Given the shared enormity that was living through the pandemic at its seeming peak throughout 2020 and 2021, it’s a surprise that few films have actually addressed it in a manner that’s relatable for audiences. Whilst films are an escape, it’s a reality that can’t forever be ignored, and co-writer/director/star Jesús Lloveras manages to infuse both mentalities in Ibiza Blue, a beautiful, aching drama that subtly incorporates COVID without leaning on it as a plot device.
The isolation that came with lockdowns and that yearning for connection is explored through the relationship of Julio (Gonzalo Bouza) and Carlos (Lloveras), who after a tragedy befell Julio – this opening up the film with a sombre tone – disconnected from one another. Experiencing his own trauma too, Carlos takes up from mainland Spain to the idyllic Ibiza, where Julio has settled comfortably into the life of a handyman, living in a seaside trailer; the two finding each other again in the hope of rediscovering their friendship without the distraction of the outside world – something now all too familiar.
As Julio goes about his work day, Carlos sets his sights on training his body and mind for a 9.5 kilometre swim over a stretch to a neighbouring island – something that holds more of a sentimental value than we are initially privy to. Both of their individual journeys align them with Alba (Alicia Lorente), a tourist similarly escaping her own woes, though they are ultimately unaware of their shared connection. Both men meet her in natural, unforced circumstances – Julio helping her in a professional capacity, Carlos innocently swimming up to her on a secluded beach – and she falls for each of them in differing manners.
Given how quiet the movie is in terms of its ensemble, it makes sense that Alba, Carlos and Julio would all keep to themselves regarding their new found relationships. The idea of finding a new person to connect with in a time where it was no longer something being taken for granted means Alba’s unintentional secrecy to both Carlos and Julio is justified, and though Julio alludes to meeting a woman and enjoying her company, Carlos has no reason to think it’s the very same that he has been privately entertaining. Naturally the eventual realisation of who they all are to each other is a moment that erupts with a certain ferocity, but Lloveras’s script (co-written with Joan Lloveras Mora) remains poetic and mature in how they handle such a situation; dramatic, yes, but all sound within their reasoning.

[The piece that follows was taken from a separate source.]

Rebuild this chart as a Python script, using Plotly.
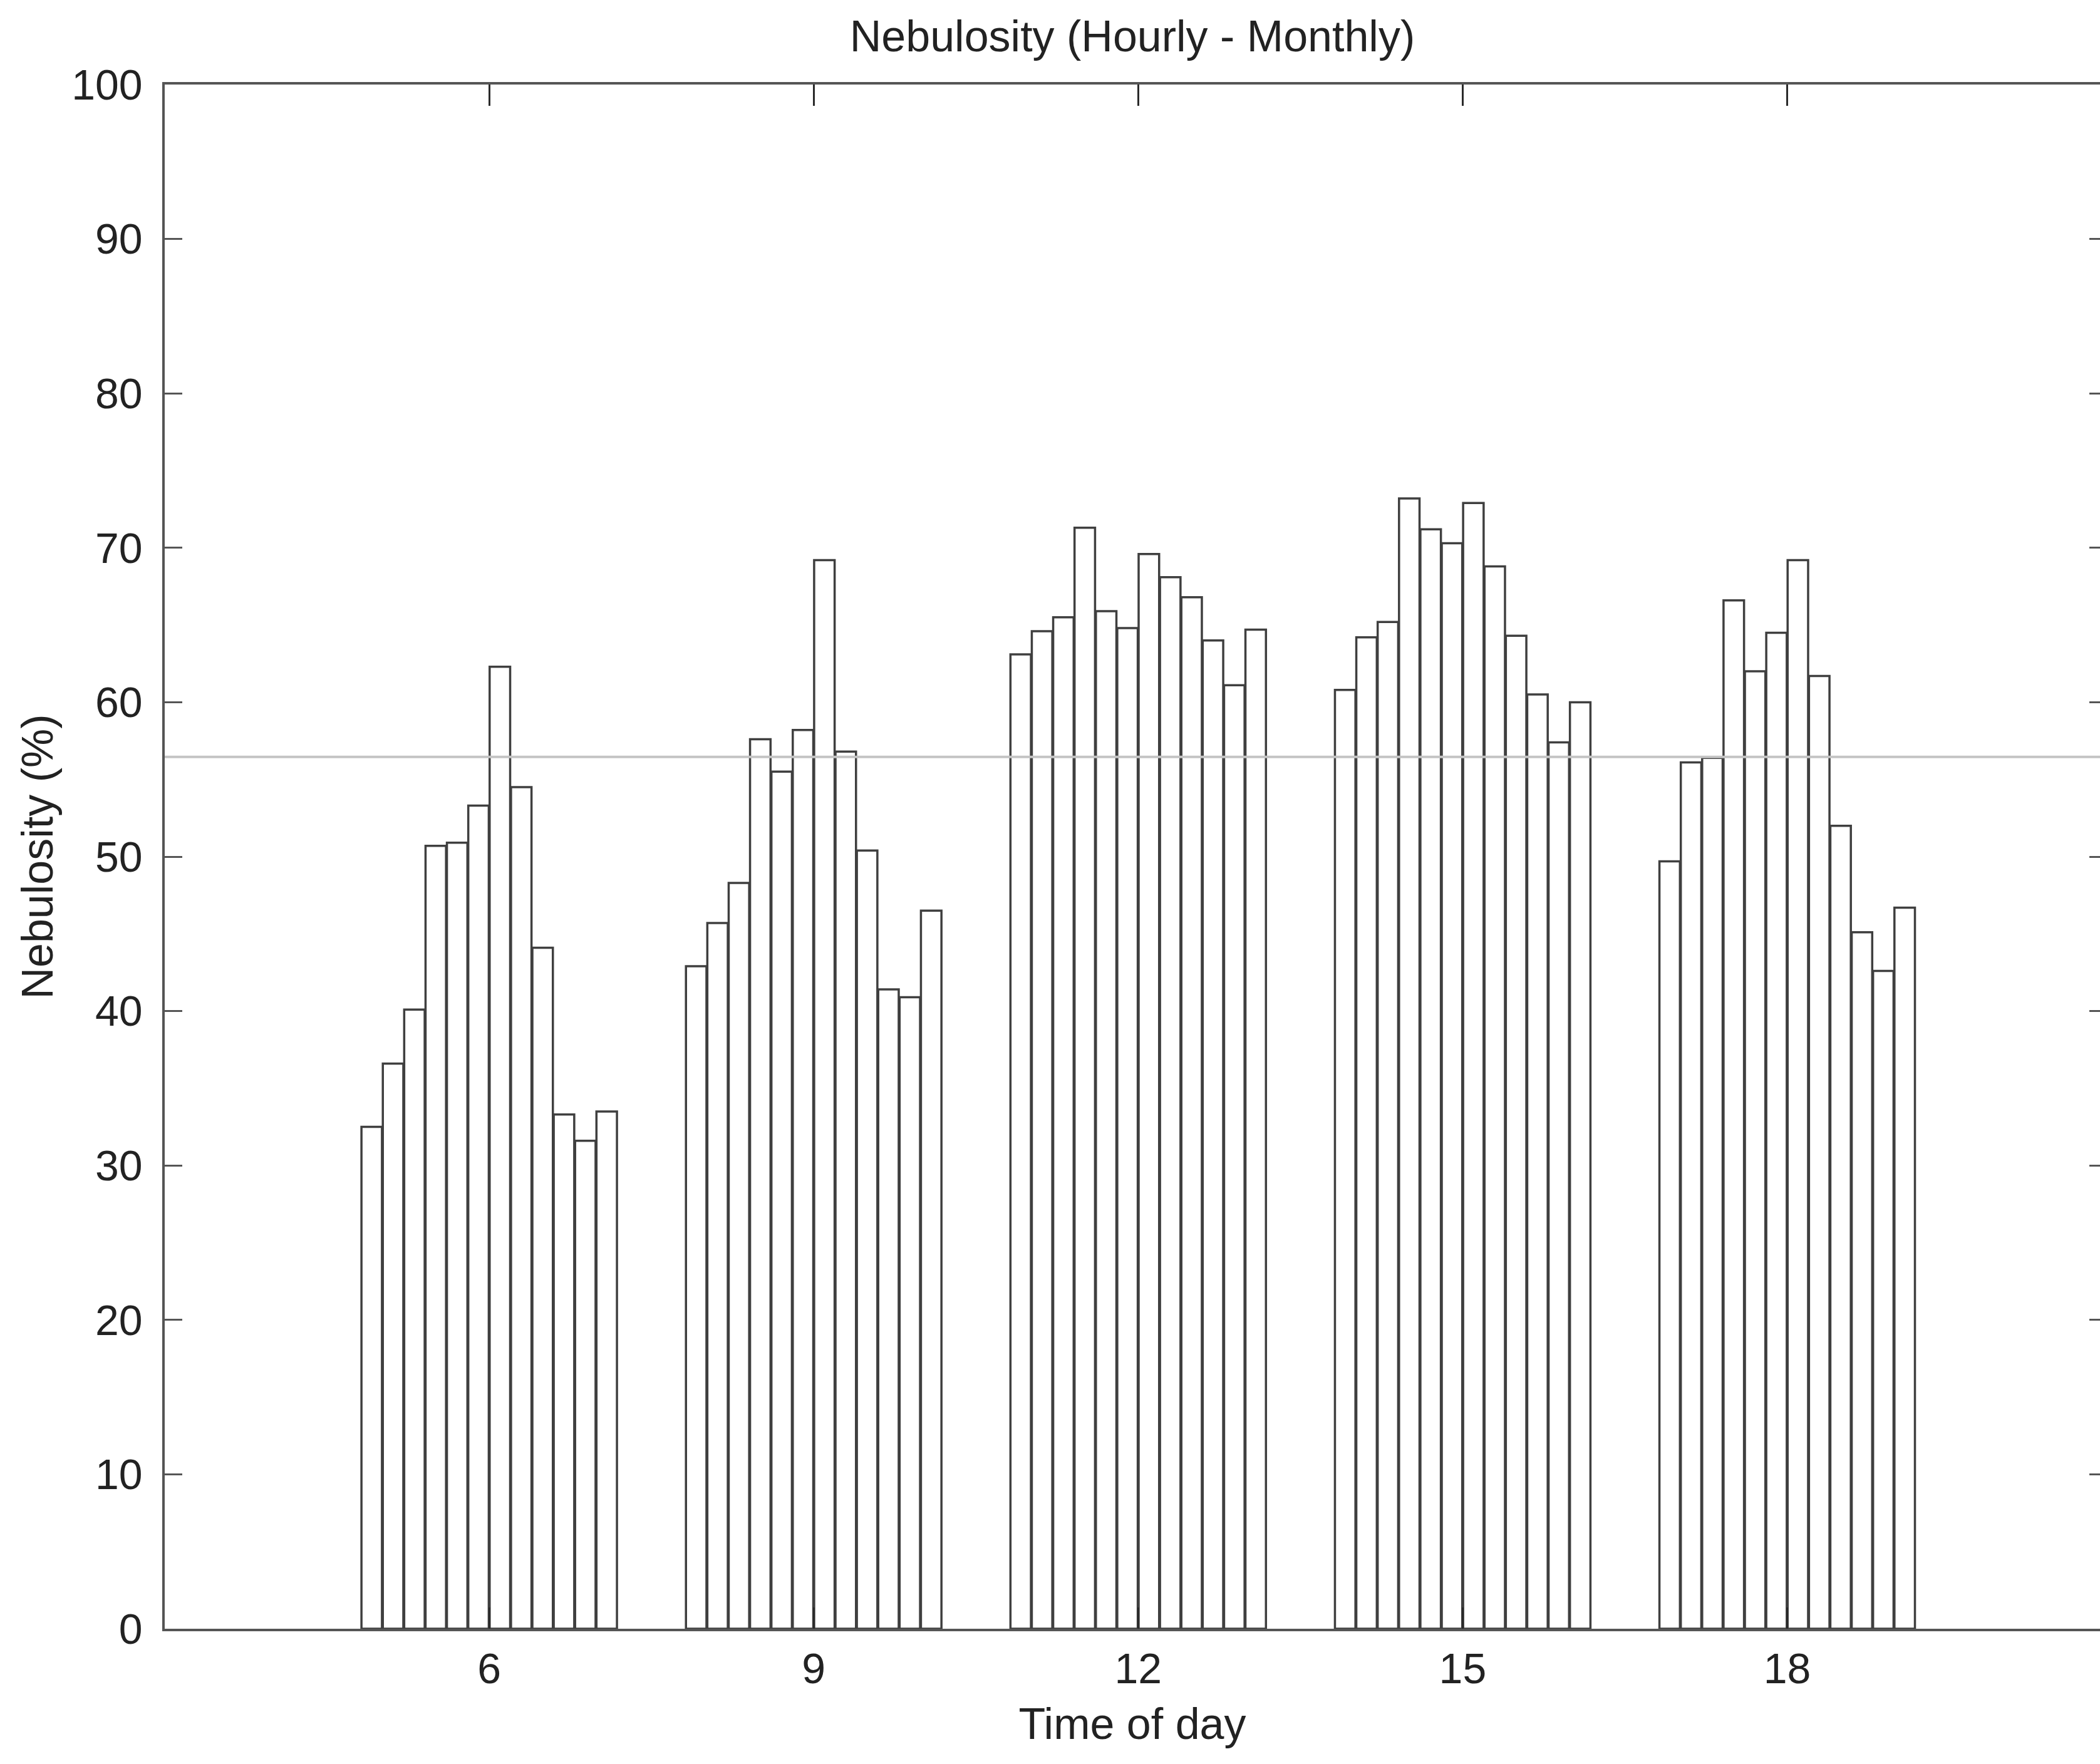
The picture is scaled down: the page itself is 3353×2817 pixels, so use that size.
import numpy as np
import plotly.graph_objects as go

# Hours of the day at which nebulosity was observed
hours = [6, 9, 12, 15, 18]
tick_labels = ["6", "9", "12", "15", "18"]
months = ["Jan", "Feb", "Mar", "Apr", "May", "Jun",
          "Jul", "Aug", "Sep", "Oct", "Nov", "Dec"]

# Monthly mean nebulosity (%) for each observation hour
neb_06h = [32.5, 36.6, 40.1, 50.7, 50.9, 53.3, 62.3, 54.5, 44.1, 33.3, 31.6, 33.5]
neb_09h = [42.9, 45.7, 48.3, 57.6, 55.5, 58.2, 69.2, 56.8, 50.4, 41.4, 40.9, 46.5]
neb_12h = [63.1, 64.6, 65.5, 71.3, 65.9, 64.8, 69.6, 68.1, 66.8, 64.0, 61.1, 64.7]
neb_15h = [60.8, 64.2, 65.2, 73.2, 71.2, 70.3, 72.9, 68.8, 64.3, 60.5, 57.4, 60.0]
neb_18h = [49.7, 56.1, 56.4, 66.6, 62.0, 64.5, 69.2, 61.7, 52.0, 45.1, 42.6, 46.7]

by_hour = np.array([neb_06h, neb_09h, neb_12h, neb_15h, neb_18h])
overall_mean = float(by_hour.mean())

FONT = "Liberation Sans, Arial, Helvetica, sans-serif"
TEXT = "#222222"
AXIS = "#555555"

fig = go.Figure()

# One bar series per month, grouped around each hour
for m, month in enumerate(months):
    fig.add_trace(go.Bar(
        x=hours,
        y=by_hour[:, m],
        name=month,
        marker=dict(color="white", line=dict(color="#3f3f3f", width=3.5)),
        showlegend=False,
    ))

# Empty trace so the right-hand tick axis is rendered
fig.add_trace(go.Scatter(x=[], y=[], yaxis="y2", showlegend=False, hoverinfo="skip"))

# Overall mean across all hours and months
fig.add_hline(y=overall_mean, line=dict(color="#c4c4c4", width=4), layer="above")

fig.update_layout(
    width=3353,
    height=2817,
    margin=dict(l=263, r=0, t=135, b=216),
    paper_bgcolor="white",
    plot_bgcolor="white",
    font=dict(family=FONT, size=68, color=TEXT),
    barmode="group",
    bargap=0.21,
    bargroupgap=0.04,
    title=dict(
        text="Nebulosity (Hourly - Monthly)",
        x=0.5, xref="paper", xanchor="center",
        y=1 - 57 / 2817, yref="container", yanchor="middle",
        font=dict(family=FONT, size=70, color=TEXT),
    ),
    xaxis=dict(
        range=[3, 20.892],
        tickmode="array",
        tickvals=hours,
        ticktext=tick_labels,
        ticks="inside",
        ticklen=34,
        tickwidth=3,
        tickcolor="#2a2a2a",
        showline=True,
        linecolor=AXIS,
        linewidth=3.5,
        mirror="ticks",
        showgrid=False,
        zeroline=False,
        ticklabelstandoff=2,
        title=dict(text="Time of day", standoff=28,
                   font=dict(family=FONT, size=70, color=TEXT)),
    ),
    yaxis=dict(
        range=[0, 100],
        tick0=0,
        dtick=10,
        ticks="inside",
        ticklen=28,
        tickwidth=3,
        tickcolor=AXIS,
        showline=True,
        linecolor=AXIS,
        linewidth=3.5,
        mirror=False,
        showgrid=False,
        zeroline=False,
        ticklabelstandoff=18,
        title=dict(text="Nebulosity (%)", standoff=8,
                   font=dict(family=FONT, size=70, color=TEXT)),
    ),
    yaxis2=dict(
        overlaying="y",
        side="right",
        range=[0, 100],
        tick0=0,
        dtick=10,
        ticks="inside",
        ticklen=17,
        tickwidth=3,
        tickcolor=AXIS,
        showticklabels=False,
        showline=False,
        showgrid=False,
        zeroline=False,
    ),
)

fig.write_html("out.html")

Strikingly captured – it really is so refreshing to see Ibiza presented in a more natural light than its party atmosphere often suggests – and tenderly emotional without adhering to manipulative tactics, Lloveras has crafted something genuinely beautiful and affirming with Ibiza Blue. Turning the disadvantage of a time period where travel and substantial interaction was a challenge into an intimate study, allowing these broken humans to find themselves through the relationships they didn’t know they needed, furthers his lyrical prowess as a storyteller.